Cybernetic communication theory conceptualizes communication capacity differently — as a systemic property determined by the structure of feedback loops, the power resources that different actors command, and the institutional structures that govern who can communicate to whom and with what amplification. Platform algorithms that dramatically amplify the reach of some communications and suppress others effectively determine the communication capacity available to different actors in ways that are not captured by Shannon's physical channel capacity concept. Understanding the governance implications of these algorithmic amplification differentials requires a cybernetic framework that treats communication capacity as a structural and political property of communication systems, not merely a technical property of transmission media.
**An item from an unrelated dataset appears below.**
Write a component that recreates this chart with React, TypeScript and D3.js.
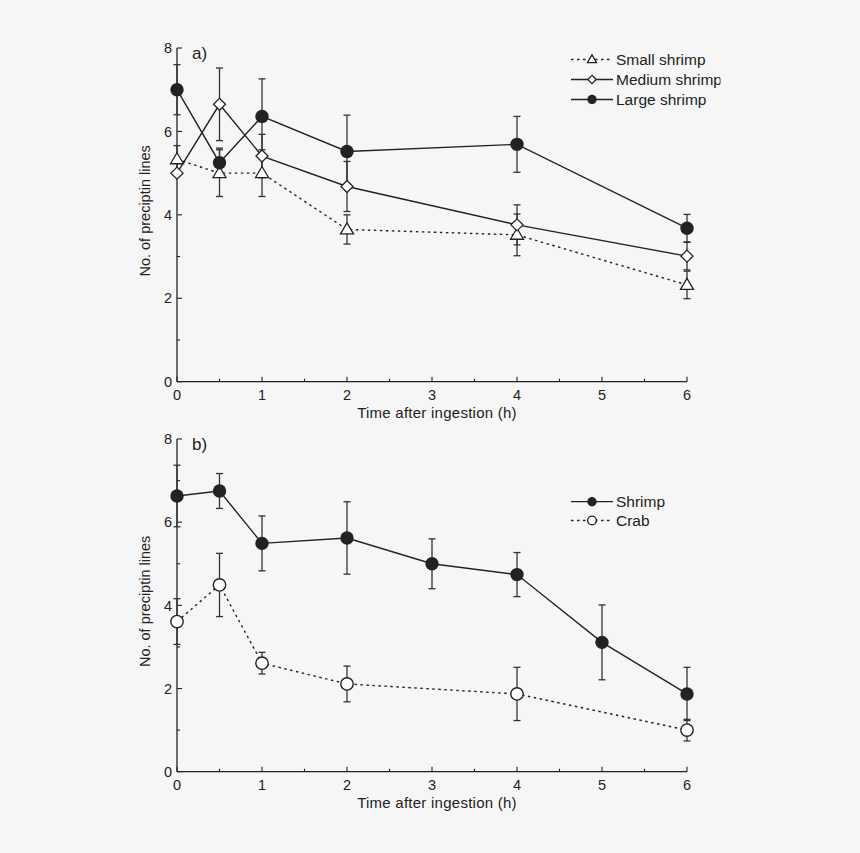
import React from "react";
import * as d3 from "d3";

const timesA = [0, 0.5, 1, 2, 4, 6];
const smallMean = [5.33, 5.0, 5.0, 3.65, 3.52, 2.32];
const smallErr = [0.33, 0.56, 0.56, 0.35, 0.5, 0.33];
const mediumMean = [5.0, 6.65, 5.41, 4.68, 3.76, 3.01];
const mediumErr = [0, 0.87, 0.52, 0.6, 0.48, 0.33];
const largeMean = [7.0, 5.25, 6.36, 5.52, 5.69, 3.68];
const largeErr = [0.6, 0.35, 0.9, 0.87, 0.67, 0.33];

const shrimpTimes = [0, 0.5, 1, 2, 3, 4, 5, 6];
const shrimpMean = [6.63, 6.75, 5.49, 5.62, 5.0, 4.74, 3.11, 1.87];
const shrimpErr = [0.74, 0.42, 0.66, 0.87, 0.6, 0.53, 0.9, 0.64];
const crabTimes = [0, 0.5, 1, 2, 4, 6];
const crabMean = [3.61, 4.49, 2.61, 2.11, 1.87, 1.0];
const crabErr = [0.55, 0.76, 0.26, 0.43, 0.64, 0.26];

const xMajor = [0, 1, 2, 3, 4, 5, 6];
const xMinor = [0.5, 1.5, 2.5, 3.5, 4.5, 5.5];
const yMajor = [0, 2, 4, 6, 8];
const yMinor = [1, 3, 5, 7];

const INK = "#222";
const FONT = "'Liberation Sans', Arial, sans-serif";
const DOT = "2.5,3.5";

type Shape = "triangle" | "diamond" | "filled" | "open";

function Marker({ x, y, shape, s = 1 }: { x: number; y: number; shape: Shape; s?: number }) {
  if (shape === "filled") return <circle cx={x} cy={y} r={6.7 * s} fill={INK} />;
  if (shape === "open")
    return <circle cx={x} cy={y} r={6.2 * s} fill="#fff" stroke={INK} strokeWidth={1.4} />;
  if (shape === "diamond") {
    const h = 6 * s;
    return (
      <path
        d={`M${x},${y - h}L${x + h},${y}L${x},${y + h}L${x - h},${y}Z`}
        fill="#fff"
        stroke={INK}
        strokeWidth={1.3}
      />
    );
  }
  const w = 6.5 * s;
  const h = 11 * s;
  return (
    <path
      d={`M${x},${y - h * 0.6}L${x + w},${y + h * 0.4}L${x - w},${y + h * 0.4}Z`}
      fill="#fff"
      stroke={INK}
      strokeWidth={1.3}
    />
  );
}

type Series = { t: number[]; m: number[]; e: number[]; shape: Shape; dashed: boolean };

function Panel({
  id,
  top,
  bottom,
  label,
  series,
  legend,
}: {
  id: string;
  top: number;
  bottom: number;
  label: string;
  series: Series[];
  legend: { name: string; shape: Shape; dashed: boolean; y: number }[];
}) {
  const x = d3.scaleLinear().domain([0, 6]).range([177, 687]);
  const y = d3.scaleLinear().domain([0, 8]).range([bottom, top]);
  const line = d3
    .line<[number, number]>()
    .x((d) => x(d[0]))
    .y((d) => y(d[1]));
  return (
    <g>
      <defs>
        <clipPath id={"clip" + id}>
          <rect x={0} y={0} width={720.5} height={853} />
        </clipPath>
      </defs>
      {/* axes */}
      <line x1={x(0)} x2={x(0)} y1={y(8)} y2={y(0)} stroke={INK} strokeWidth={1.3} />
      <line x1={x(0)} x2={x(6)} y1={y(0)} y2={y(0)} stroke={INK} strokeWidth={1.3} />
      {yMajor.map((v) => (
        <g key={"ym" + v}>
          <line x1={x(0)} x2={x(0) + 5} y1={y(v)} y2={y(v)} stroke={INK} strokeWidth={1.1} />
          <text x={x(0) - 5} y={y(v)} dy="0.36em" textAnchor="end" fontSize={14.5} fill={INK} fontFamily={FONT}>
            {v}
          </text>
        </g>
      ))}
      {yMinor.map((v) => (
        <line key={"yn" + v} x1={x(0)} x2={x(0) + 3} y1={y(v)} y2={y(v)} stroke={INK} strokeWidth={1.1} />
      ))}
      {xMajor.map((v) => (
        <g key={"xm" + v}>
          <line x1={x(v)} x2={x(v)} y1={y(0)} y2={y(0) - 5} stroke={INK} strokeWidth={1.1} />
          <text x={x(v)} y={y(0) + 18} textAnchor="middle" fontSize={14.5} fill={INK} fontFamily={FONT}>
            {v}
          </text>
        </g>
      ))}
      {xMinor.map((v) => (
        <line key={"xn" + v} x1={x(v)} x2={x(v)} y1={y(0)} y2={y(0) - 3} stroke={INK} strokeWidth={1.1} />
      ))}
      <text x={437} y={y(0) + 36.5} textAnchor="middle" fontSize={15} letterSpacing={0.25} fill={INK} fontFamily={FONT}>
        Time after ingestion (h)
      </text>
      <text
        transform={`translate(149.5,${(y(0) + y(8)) / 2 - 4}) rotate(-90)`}
        textAnchor="middle"
        fontSize={14.5}
        fill={INK}
        fontFamily={FONT}
      >
        No. of preciptin lines
      </text>
      <text x={192} y={y(8) + 11} fontSize={17} fill={INK} fontFamily={FONT}>
        {label}
      </text>
      {/* error bars */}
      {series.map((s, si) =>
        s.t.map((t, i) =>
          s.e[i] > 0 ? (
            <g key={`e${si}-${i}`} stroke="#333" strokeWidth={1.3}>
              <line x1={x(t)} x2={x(t)} y1={y(s.m[i] - s.e[i])} y2={y(s.m[i] + s.e[i])} />
              <line x1={x(t) - 3.5} x2={x(t) + 3.5} y1={y(s.m[i] - s.e[i])} y2={y(s.m[i] - s.e[i])} />
              <line x1={x(t) - 3.5} x2={x(t) + 3.5} y1={y(s.m[i] + s.e[i])} y2={y(s.m[i] + s.e[i])} />
            </g>
          ) : null
        )
      )}
      {/* lines */}
      {series.map((s, si) => (
        <path
          key={"l" + si}
          d={line(s.t.map((t, i) => [t, s.m[i]] as [number, number])) || ""}
          fill="none"
          stroke={INK}
          strokeWidth={1.4}
          strokeDasharray={s.dashed ? DOT : undefined}
        />
      ))}
      {/* markers */}
      {series.map((s, si) =>
        s.t.map((t, i) => <Marker key={`m${si}-${i}`} x={x(t)} y={y(s.m[i])} shape={s.shape} />)
      )}
      {/* legend */}
      <g clipPath={`url(#clip${id})`}>
        {legend.map((l) => (
          <g key={l.name}>
            <line
              x1={571}
              x2={613}
              y1={l.y}
              y2={l.y}
              stroke={INK}
              strokeWidth={1.3}
              strokeDasharray={l.dashed ? DOT : undefined}
            />
            <Marker x={592} y={l.y} shape={l.shape} s={0.7} />
            <text x={616} y={l.y} dy="0.36em" fontSize={15.5} fill={INK} fontFamily={FONT}>
              {l.name}
            </text>
          </g>
        ))}
      </g>
    </g>
  );
}

export default function App() {
  return (
    <div style={{ position: "fixed", left: 0, top: 0, width: 860, height: 853 }}>
      <svg width={860} height={853} style={{ display: "block", background: "#f6f6f6" }}>
        <Panel
          id="a"
          top={48}
          bottom={381.7}
          label="a)"
          series={[
            { t: timesA, m: smallMean, e: smallErr, shape: "triangle", dashed: true },
            { t: timesA, m: mediumMean, e: mediumErr, shape: "diamond", dashed: false },
            { t: timesA, m: largeMean, e: largeErr, shape: "filled", dashed: false },
          ]}
          legend={[
            { name: "Small shrimp", shape: "triangle", dashed: true, y: 59.5 },
            { name: "Medium shrimp", shape: "diamond", dashed: false, y: 79.5 },
            { name: "Large shrimp", shape: "filled", dashed: false, y: 99.5 },
          ]}
        />
        <Panel
          id="b"
          top={439}
          bottom={771.7}
          label="b)"
          series={[
            { t: shrimpTimes, m: shrimpMean, e: shrimpErr, shape: "filled", dashed: false },
            { t: crabTimes, m: crabMean, e: crabErr, shape: "open", dashed: true },
          ]}
          legend={[
            { name: "Shrimp", shape: "filled", dashed: false, y: 501.7 },
            { name: "Crab", shape: "open", dashed: true, y: 520.5 },
          ]}
        />
      </svg>
    </div>
  );
}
Complementarity in Practice

The Shannon-Weaver model and cybernetic communication theory are complementary tools that address different aspects of communication systems. Shannon's model is the appropriate framework when the analytical question concerns signal transmission — how reliably a message can be communicated, how to design error-correcting codes, how to estimate the bandwidth requirements of a communication system. Cybernetic communication theory is the appropriate framework when the analytical question concerns system dynamics, feedback effects, adaptive behavior, and governance — how communication systems learn and adapt, how they maintain or transform their organization over time, and how their feedback structures distribute communicative power among participants.

The mistake is not using Shannon's model — it is using Shannon's model for questions it was not designed to address. Treating algorithmic recommendation systems as channels that transmit information from producers to consumers — a Shannon-framing that misrepresents the recursive feedback structure through which these systems operate — produces analyses that systematically miss the most consequential properties of these systems.